I do not know what it was that happened this morning, something kicked in to my system that I am a grown up, that I can be and I am now fully independent. I do not have to tie my life to time. It feels like a revelation of the life ahead of me. That I am free. I live in a flat paying my own bills, I have an on-going (well as much as my contract keeps stretching) Job, I have to take holidays where if I choose I can go away.
The latter I have been thinking most of. I am very much a person who keeps a distance and watches, feels nervous at new things but knows that if I conquer it I feel amazing. And this year I feel like I need to conquer that feeling inside me otherwise my Independence is not going to go far. So I have been thinking about going to Rome next Saturday… of course someone in my head is saying no I cant go on my own but another is telling me Go, be free. I know I can just book it now but something is stopping me like always. It is like I need that permission, which we all seek in childhood. I know I don’t need it, but it feels like my safety net.

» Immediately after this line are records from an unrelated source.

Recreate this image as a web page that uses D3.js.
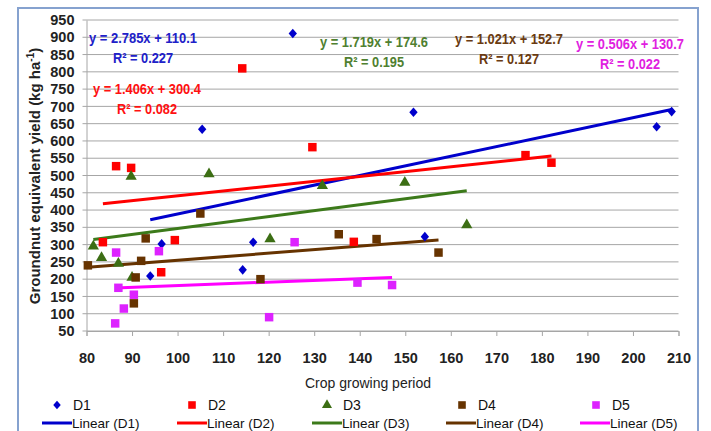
<!DOCTYPE html>
<html>
<head>
<meta charset="utf-8">
<script src="https://cdn.jsdelivr.net/npm/d3@7"></script>
<style>
  body { margin: 0; background: #fff; }
  svg text { font-family: "Liberation Sans", Arial, sans-serif; }
</style>
</head>
<body>
<div id="chart"></div>
<script>
// ==============================
// data
// ==============================
const seriesNames = ['D1', 'D2', 'D3', 'D4', 'D5'];

const d1X = [96.5, 94, 116.6, 114.3, 154.3, 105.4, 125.3, 151.8, 208.5, 205.2];
const d1Y = [302, 209, 307, 227, 323, 634, 911, 683, 685, 641];

const d2X = [83.6, 96.4, 99.4, 138.7, 114.2, 86.5, 89.8, 129.6, 176.4, 182.1];
const d2Y = [307, 220, 313, 308, 810, 527, 522, 582, 559, 537];

const d3X = [81.5, 83.3, 87, 90, 131.8, 120.3, 163.5, 89.8, 106.9, 149.9];
const d3Y = [295, 262, 245, 205, 470, 316, 357, 497, 504, 480];

const d4X = [80.3, 92, 93, 90.8, 90.4, 105, 135.4, 118.2, 143.7, 157.3];
const d4Y = [240, 253, 318, 205, 130, 390, 330, 200, 316, 277];

const d5X = [86.5, 95.9, 87, 90.4, 88.2, 86.3, 125.7, 139.5, 120.1, 147.1];
const d5Y = [277, 281, 175, 155, 115, 72, 307, 190, 90, 183];

// trendline equations as printed on the chart
const slopes = [2.785, 1.406, 1.719, 1.021, 0.506];
const intercepts = [110.1, 300.4, 174.6, 152.7, 130.7];
const rSquared = ['0.227', '0.082', '0.195', '0.127', '0.022'];

const xTicks = d3.range(80, 211, 10);
const yTicks = d3.range(50, 951, 50);

// ==============================
// styling
// ==============================
const lineColors = ['#0000cc', '#ff0000', '#3c7a1a', '#663300', '#ff00ff'];
const markColors = ['#0000cc', '#ff0000', '#3c6e14', '#663300', '#dd22ff'];
const labelColors = ['#2020c8', '#ff1010', '#4f8030', '#6a3a10', '#e020e0'];

// label anchor positions for the equations (pixels, centre of text)
const eqPos = [[143, 38, 58], [147, 89, 109], [374, 42, 62], [509, 39, 59], [630, 44, 64]];

const W = 711, H = 431;

const svg = d3.select('#chart')
  .append('svg')
  .attr('width', W)
  .attr('height', H);

// outer chart border
svg.append('rect')
  .attr('x', 18).attr('y', 8)
  .attr('width', 680).attr('height', 440)
  .attr('fill', 'none')
  .attr('stroke', '#86a2cf')
  .attr('stroke-width', 2);

const x = d3.scaleLinear().domain([80, 210]).range([86.5, 678.5]);
const y = d3.scaleLinear().domain([50, 950]).range([331, 20]);

// gridlines
svg.append('g')
  .selectAll('line')
  .data(yTicks)
  .join('line')
  .attr('x1', x(80) - 4)
  .attr('x2', x(210))
  .attr('y1', (d) => y(d))
  .attr('y2', (d) => y(d))
  .attr('stroke', '#a6a6a6')
  .attr('stroke-width', 1);

// y axis
const yAxisG = svg.append('g')
  .attr('transform', `translate(${x(80)},0)`)
  .call(d3.axisLeft(y).tickValues(yTicks).tickSize(0).tickPadding(12));
yAxisG.select('.domain').attr('stroke', '#a6a6a6');
yAxisG.selectAll('text')
  .attr('font-size', 14.5)
  .attr('font-weight', 'bold')
  .attr('fill', '#222');

// x axis
const xAxisG = svg.append('g')
  .attr('transform', `translate(0,${y(50)})`)
  .call(d3.axisBottom(x).tickValues(xTicks).tickSize(5).tickPadding(17));
xAxisG.select('.domain').attr('stroke', '#a6a6a6');
xAxisG.selectAll('line').attr('stroke', '#a6a6a6');
xAxisG.selectAll('text')
  .attr('font-size', 14.5)
  .attr('font-weight', 'bold')
  .attr('fill', '#222');

// axis titles
svg.append('text')
  .attr('x', 368).attr('y', 388)
  .attr('text-anchor', 'middle')
  .attr('font-size', 14)
  .attr('fill', '#222')
  .text('Crop growing period');

const yTitle = svg.append('text')
  .attr('transform', 'translate(40,176) rotate(-90)')
  .attr('text-anchor', 'middle')
  .attr('font-size', 15)
  .attr('font-weight', 'bold')
  .attr('fill', '#222');
yTitle.append('tspan').text('Groundnut equivalent yield (kg ha');
yTitle.append('tspan').attr('font-size', 10).attr('dy', -6).text('-1');
yTitle.append('tspan').attr('dy', 6).text(')');

// marker shapes
const diamond = {
  draw(ctx, size) {
    const r = Math.sqrt(size) / 2;
    ctx.moveTo(0, -r * 1.15);
    ctx.lineTo(r, 0);
    ctx.lineTo(0, r * 1.15);
    ctx.lineTo(-r, 0);
    ctx.closePath();
  },
};
const shapes = [diamond, d3.symbolSquare, d3.symbolTriangle, d3.symbolSquare, d3.symbolSquare];
const sizes = [70, 72, 55, 72, 72];

const allX = [d1X, d2X, d3X, d4X, d5X];
const allY = [d1Y, d2Y, d3Y, d4Y, d5Y];

// trend lines
allX.forEach((xs, i) => {
  const [lo, hi] = d3.extent(xs);
  svg.append('line')
    .attr('x1', x(lo))
    .attr('y1', y(intercepts[i] + slopes[i] * lo))
    .attr('x2', x(hi))
    .attr('y2', y(intercepts[i] + slopes[i] * hi))
    .attr('stroke', lineColors[i])
    .attr('stroke-width', 3);
});

// points
allX.forEach((xs, i) => {
  const pts = xs.map((v, j) => ({ x: v, y: allY[i][j] }));
  svg.append('g')
    .selectAll('path')
    .data(pts)
    .join('path')
    .attr('transform', (d) => `translate(${x(d.x)},${y(d.y)})`)
    .attr('d', d3.symbol(shapes[i], sizes[i]))
    .attr('fill', markColors[i]);
});

// equation labels
slopes.forEach((s, i) => {
  const [cx, y1, y2] = eqPos[i];
  svg.append('text')
    .attr('x', cx).attr('y', y1 + 5)
    .attr('text-anchor', 'middle')
    .attr('font-size', 14)
    .attr('font-weight', 'bold')
    .attr('textLength', 108)
    .attr('lengthAdjust', 'spacingAndGlyphs')
    .attr('fill', labelColors[i])
    .text(`y = ${s.toFixed(3)}x + ${intercepts[i].toFixed(1)}`);
  svg.append('text')
    .attr('x', cx).attr('y', y2 + 5)
    .attr('text-anchor', 'middle')
    .attr('font-size', 14)
    .attr('font-weight', 'bold')
    .attr('textLength', 60)
    .attr('lengthAdjust', 'spacingAndGlyphs')
    .attr('fill', labelColors[i])
    .text(`R² = ${rSquared[i]}`);
});

// legend
const legMarkX = [57, 192, 327, 462, 596];
const legLineX = [42, 177, 312, 446, 580];
const legend = svg.append('g');
seriesNames.forEach((name, i) => {
  legend.append('path')
    .attr('transform', `translate(${legMarkX[i]},405)`)
    .attr('d', d3.symbol(shapes[i], sizes[i] * 0.8))
    .attr('fill', markColors[i]);
  legend.append('text')
    .attr('x', legMarkX[i] + 16).attr('y', 410)
    .attr('font-size', 14)
    .attr('fill', '#111')
    .text(name);
  legend.append('line')
    .attr('x1', legLineX[i]).attr('x2', legLineX[i] + 30)
    .attr('y1', 423).attr('y2', 423)
    .attr('stroke', lineColors[i])
    .attr('stroke-width', 3);
  legend.append('text')
    .attr('x', legLineX[i] + 30).attr('y', 428)
    .attr('font-size', 13.5)
    .attr('fill', '#111')
    .text(`Linear (${name})`);
});
</script>
</body>
</html>
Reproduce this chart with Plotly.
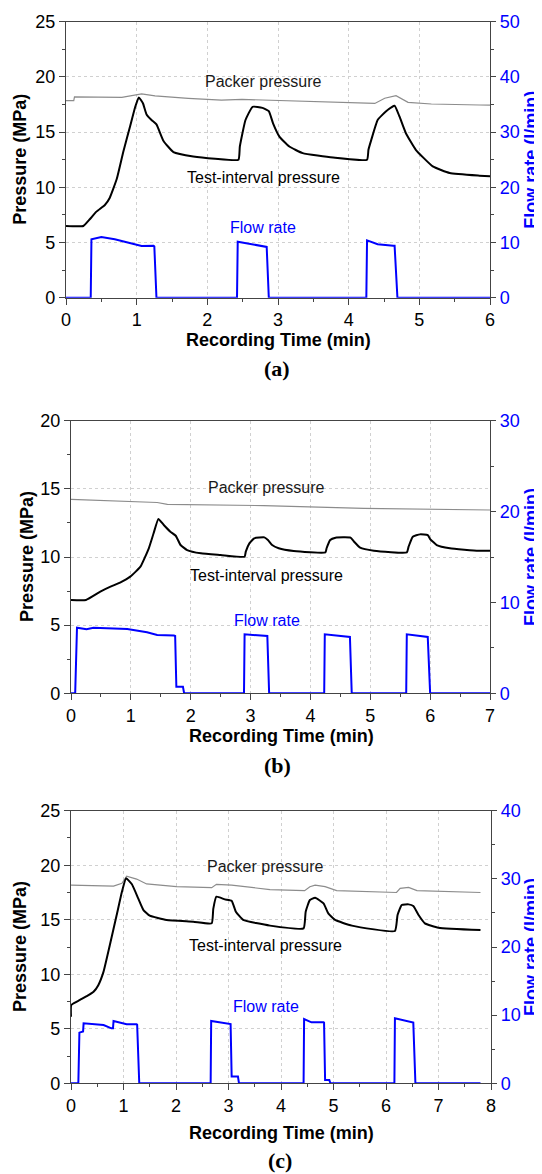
import plotly.graph_objects as go

# ---- panel (a) ----
a_test_t = [0, 0.245, 0.34, 0.43, 0.55, 0.62, 0.72, 0.81, 0.91, 0.98, 1.03, 1.09, 1.14, 1.21, 1.28, 1.38, 1.52, 1.80,
            2.11, 2.44, 2.46, 2.54, 2.64, 2.78, 2.87, 2.93, 3.02, 3.16, 3.35, 3.78, 4.26, 4.28, 4.32, 4.41, 4.53, 4.65,
            4.72, 4.81, 4.95, 5.19, 5.43, 5.85, 6.0]
a_test_p = [6.5, 6.5, 7.13, 7.8, 8.4, 9.06, 10.8, 13.2, 15.6, 17.3, 18.15, 17.6, 16.6, 16.1, 15.7, 14.2, 13.2, 12.8,
            12.6, 12.5, 13.7, 16.1, 17.3, 17.2, 16.9, 15.8, 14.6, 13.7, 13.1, 12.7, 12.5, 13.4, 14.3, 16.1, 16.9, 17.4,
            16.4, 14.9, 13.4, 11.9, 11.3, 11.06, 11.0]
a_pack_t = [0, 0.11, 0.12, 0.79, 1.07, 1.26, 1.73, 2.2, 2.49, 2.81, 3.75, 4.37, 4.51, 4.67, 4.84, 5.17, 5.85, 6.0]
a_pack_p = [17.86, 17.86, 18.2, 18.15, 18.46, 18.28, 18.07, 17.9, 17.97, 17.9, 17.7, 17.6, 18.07, 18.3, 17.7, 17.55,
            17.46, 17.45]
a_flow_t = [0, 0.35, 0.36, 0.5, 0.69, 0.93, 1.07, 1.24, 1.25, 1.28, 2.42, 2.43, 2.67, 2.84, 2.87, 4.25, 4.26, 4.41,
            4.63, 4.65, 4.69, 6.0]
a_flow_q = [0, 0, 10.6, 11.0, 10.6, 9.85, 9.36, 9.4, 9.3, 0, 0, 10.15, 9.55, 9.2, 0, 0, 10.4, 9.7, 9.4, 9.4, 0, 0]

# ---- panel (b) ----
b_test_t = [0, 0.25, 0.49, 0.66, 0.82, 0.99, 1.16, 1.30, 1.38, 1.46, 1.55, 1.66, 1.75, 1.83, 1.94, 2.17, 2.50, 2.90,
            2.92, 2.98, 3.06, 3.23, 3.29, 3.36, 3.47, 3.72, 4.25, 4.27, 4.33, 4.42, 4.67, 4.73, 4.83, 5.06, 5.61, 5.64,
            5.71, 5.83, 5.96, 6.0, 6.11, 6.33, 6.81, 7.0]
b_test_p = [6.85, 6.85, 7.46, 7.82, 8.12, 8.56, 9.29, 10.64, 11.74, 12.79, 12.35, 11.86, 11.56, 10.88, 10.51, 10.27,
            10.15, 10.02, 10.39, 11.0, 11.37, 11.44, 11.25, 10.88, 10.64, 10.44, 10.34, 10.64, 11.25, 11.42, 11.42,
            11.12, 10.68, 10.46, 10.34, 10.76, 11.49, 11.66, 11.61, 11.32, 10.88, 10.64, 10.46, 10.45]
b_pack_t = [0, 1.44, 1.61, 3.22, 4.89, 6.8, 7.0]
b_pack_p = [14.23, 14.0, 13.86, 13.77, 13.57, 13.45, 13.45]
b_flow_t = [0, 0.07, 0.1, 0.26, 0.375, 0.94, 1.27, 1.44, 1.72, 1.74, 1.76, 1.87, 1.89, 2.89, 2.90, 3.1, 3.28, 3.31,
            4.23, 4.24, 4.64, 4.66, 4.69, 5.60, 5.61, 5.94, 5.96, 6.0, 7.0]
b_flow_q = [0, 0, 7.22, 7.04, 7.22, 7.08, 6.71, 6.42, 6.35, 6.3, 0.73, 0.73, 0, 0, 6.49, 6.35, 6.3, 0,
            0, 6.49, 6.23, 6.2, 0, 0, 6.49, 6.27, 6.2, 0, 0]

# ---- panel (c) ----
c_test_t = [0, 0.005, 0.17, 0.30, 0.43, 0.52, 0.62, 0.74, 0.87, 0.97, 1.05, 1.16, 1.28, 1.38, 1.50, 1.82, 2.33, 2.68,
            2.71, 2.77, 2.93, 3.06, 3.14, 3.28, 3.79, 4.43, 4.47, 4.55, 4.65, 4.81, 4.90, 5.03, 5.35, 6.17, 6.22, 6.30,
            6.43, 6.52, 6.62, 6.74, 7.0, 7.8]
c_test_p = [6.1, 7.18, 7.64, 8.0, 8.4, 9.0, 10.24, 12.68, 15.43, 17.57, 18.8, 18.25, 16.96, 15.89, 15.37, 14.98, 14.82,
            14.67, 16.0, 17.11, 16.87, 16.75, 15.74, 14.98, 14.46, 14.21, 15.74, 16.81, 17.02, 16.5, 15.59, 14.98,
            14.46, 13.97, 15.43, 16.35, 16.41, 16.26, 15.43, 14.67, 14.27, 14.05]
c_pack_t = [0, 0.81, 0.97, 1.06, 1.25, 1.44, 2.01, 2.68, 2.77, 3.06, 3.79, 4.45, 4.55, 4.65, 4.84, 5.06, 6.2, 6.27,
            6.43, 6.59, 7.8]
c_pack_p = [18.18, 18.09, 18.34, 19.0, 18.73, 18.28, 18.03, 17.94, 18.25, 18.18, 17.76, 17.67, 18.03, 18.18, 18.03,
            17.67, 17.5, 17.88, 17.97, 17.67, 17.5]
c_flow_t = [0, 0.14, 0.16, 0.23, 0.24, 0.62, 0.77, 0.80, 0.81, 1.06, 1.25, 1.26, 1.30, 2.66, 2.67, 3.03, 3.04, 3.06,
            3.18, 3.20, 4.43, 4.44, 4.58, 4.81, 4.82, 4.84, 4.92, 4.94, 6.16, 6.17, 6.49, 6.52, 6.56, 7.8]
c_flow_q = [0, 0, 7.43, 7.6, 8.8, 8.56, 8.07, 8.07, 9.15, 8.66, 8.66, 8.6, 0, 0, 9.15, 8.75, 8.7, 0.98,
            0.98, 0, 0, 9.44, 8.95, 8.95, 8.9, 0.49, 0.49, 0, 0, 9.54, 8.95, 8.9, 0, 0]

panels = [
    dict(tt=a_test_t, tp=a_test_p, pt=a_pack_t, pp=a_pack_p, ft=a_flow_t, fq=a_flow_q,
         xmax=6, pmax=25, qmax=50, qdt=10, tag="(a)", lab_t=2.79, lab_p=(19.6, 10.9, 6.4)),
    dict(tt=b_test_t, tp=b_test_p, pt=b_pack_t, pp=b_pack_p, ft=b_flow_t, fq=b_flow_q,
         xmax=7, pmax=20, qmax=30, qdt=10, tag="(b)", lab_t=3.27, lab_p=(15.08, 8.63, 5.33)),
    dict(tt=c_test_t, tp=c_test_p, pt=c_pack_t, pp=c_pack_p, ft=c_flow_t, fq=c_flow_q,
         xmax=8, pmax=25, qmax=40, qdt=10, tag="(c)", lab_t=3.71, lab_p=(19.87, 12.6, 7.03)),
]

# the page body has an 8px margin, so the figure is drawn 8px smaller and all
# reference pixel positions below are shifted by that amount
OFF = 8
W, H = 542 - OFF, 1174 - OFF
# pixel boxes (reference coordinates) of the three plot areas: left, right, top, bottom
boxes = [(66, 490, 21.8, 297.7), (71, 490, 420.7, 693.3), (71, 491, 810.7, 1083.3)]
tag_pos = [(277, 368), (277, 765), (280, 1160)]
xtitle_pos = [(278.6, 340), (281, 736), (281, 1133)]
ytitle_x = [20, 27, 20]
rtitle_x = 531


def px(x):
    return (x - OFF) / W


def py(y):
    return 1 - (y - OFF) / H


FONT = "Liberation Sans, Arial, sans-serif"
BLUE = "#0000ff"
AX = "#444444"
GRID = "#d0d0d0"

fig = go.Figure()
layout = dict(width=W, height=H, margin=dict(l=0, r=0, t=0, b=0), paper_bgcolor="white",
              plot_bgcolor="white", showlegend=False, font=dict(family=FONT, size=18, color="black"))
annotations = []

for i, (p, box) in enumerate(zip(panels, boxes)):
    k = i + 1
    xname = "x" if k == 1 else f"x{k}"
    yl = 2 * i + 1
    yr = 2 * i + 2
    ylname = "y" if yl == 1 else f"y{yl}"
    yrname = f"y{yr}"
    xd = [px(box[0]), px(box[1])]
    yd = [py(box[3]), py(box[2])]

    fig.add_trace(go.Scatter(x=p["pt"], y=p["pp"], mode="lines", xaxis=xname, yaxis=ylname,
                             line=dict(color="#8c8c8c", width=1.2)))
    fig.add_trace(go.Scatter(x=p["tt"], y=p["tp"], mode="lines", xaxis=xname, yaxis=ylname,
                             line=dict(color="black", width=2, shape="spline", smoothing=0.4)))
    fig.add_trace(go.Scatter(x=p["ft"], y=p["fq"], mode="lines", xaxis=xname, yaxis=yrname,
                             line=dict(color=BLUE, width=2)))

    xkey = "xaxis" if k == 1 else f"xaxis{k}"
    layout[xkey] = dict(
        domain=xd, anchor=ylname, range=[0, p["xmax"]], dtick=1, tick0=0, automargin=False,
        ticks="outside", ticklen=6, tickcolor=AX, showline=True, linecolor=AX, linewidth=1.2, mirror=True,
        showgrid=True, gridcolor=GRID, griddash="dot", gridwidth=1, zeroline=False,
        minor=dict(dtick=0.5, ticks="outside", ticklen=3, tickcolor=AX, showgrid=False),
        tickfont=dict(size=18, color="black"),
    )
    ylkey = "yaxis" if yl == 1 else f"yaxis{yl}"
    layout[ylkey] = dict(
        domain=yd, anchor=xname, range=[0, p["pmax"]], dtick=5, tick0=0, automargin=False,
        ticks="outside", ticklen=6, tickcolor=AX, showline=True, linecolor=AX, linewidth=1.2,
        showgrid=True, gridcolor=GRID, griddash="dot", gridwidth=1, zeroline=False,
        minor=dict(dtick=2.5, ticks="outside", ticklen=3, tickcolor=AX, showgrid=False),
        tickfont=dict(size=18, color="black"),
    )
    layout[f"yaxis{yr}"] = dict(
        overlaying=ylname, side="right", anchor=xname, range=[0, p["qmax"]], dtick=p["qdt"], tick0=0,
        automargin=False, ticks="outside", ticklen=5, tickcolor=AX, showline=True, linecolor=AX, linewidth=1.2,
        showgrid=False, zeroline=False,
        minor=dict(dtick=p["qdt"] / 2, ticks="outside", ticklen=3, tickcolor=AX, showgrid=False),
        tickfont=dict(size=18, color=BLUE),
    )

    ymid = py((box[2] + box[3]) / 2)
    lp = p["lab_p"]
    annotations += [
        dict(x=p["lab_t"], y=lp[0], xref=xname, yref=ylname, text="Packer pressure", showarrow=False,
             font=dict(size=16, color="#1a1a1a")),
        dict(x=p["lab_t"], y=lp[1], xref=xname, yref=ylname, text="Test-interval pressure", showarrow=False,
             font=dict(size=16, color="black")),
        dict(x=p["lab_t"], y=lp[2], xref=xname, yref=ylname, text="Flow rate", showarrow=False,
             font=dict(size=16, color=BLUE)),
        dict(x=px(xtitle_pos[i][0]), y=py(xtitle_pos[i][1]), xref="paper", yref="paper",
             text="<b>Recording Time (min)</b>", showarrow=False, xanchor="center", yanchor="middle",
             font=dict(size=18, color="black")),
        dict(x=px(ytitle_x[i]), y=ymid, xref="paper", yref="paper", text="<b>Pressure (MPa)</b>",
             showarrow=False, textangle=-90, xanchor="center", yanchor="middle", font=dict(size=18, color="black")),
        dict(x=px(rtitle_x), y=ymid, xref="paper", yref="paper", text="<b>Flow rate (l/min)</b>",
             showarrow=False, textangle=-90, xanchor="center", yanchor="middle", font=dict(size=18, color=BLUE)),
        dict(x=px(tag_pos[i][0]), y=py(tag_pos[i][1]), xref="paper", yref="paper", text=f"<b>{p['tag']}</b>",
             showarrow=False, xanchor="center", yanchor="middle",
             font=dict(family="Liberation Serif, Times New Roman, serif", size=22, color="black")),
    ]

layout["annotations"] = annotations
fig.update_layout(**layout)
fig.write_html("out.html")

To go to Rome or not ?. That is the question.
What do you think, Do you have that feeling that keeps you back from doing the things in life which you wish you could, or are you person like my best friend (who is currently on an adventure) and takes any opportunity in hand and lives life to the full. All I can say, Watch this space, this time next Saturday I might have been brave enough and I will be in Rome, or my fear will stop me and I will be sat here on my laptop. We shall see. Rome was not built in a day, I don’t think my fear will vanish that quick either.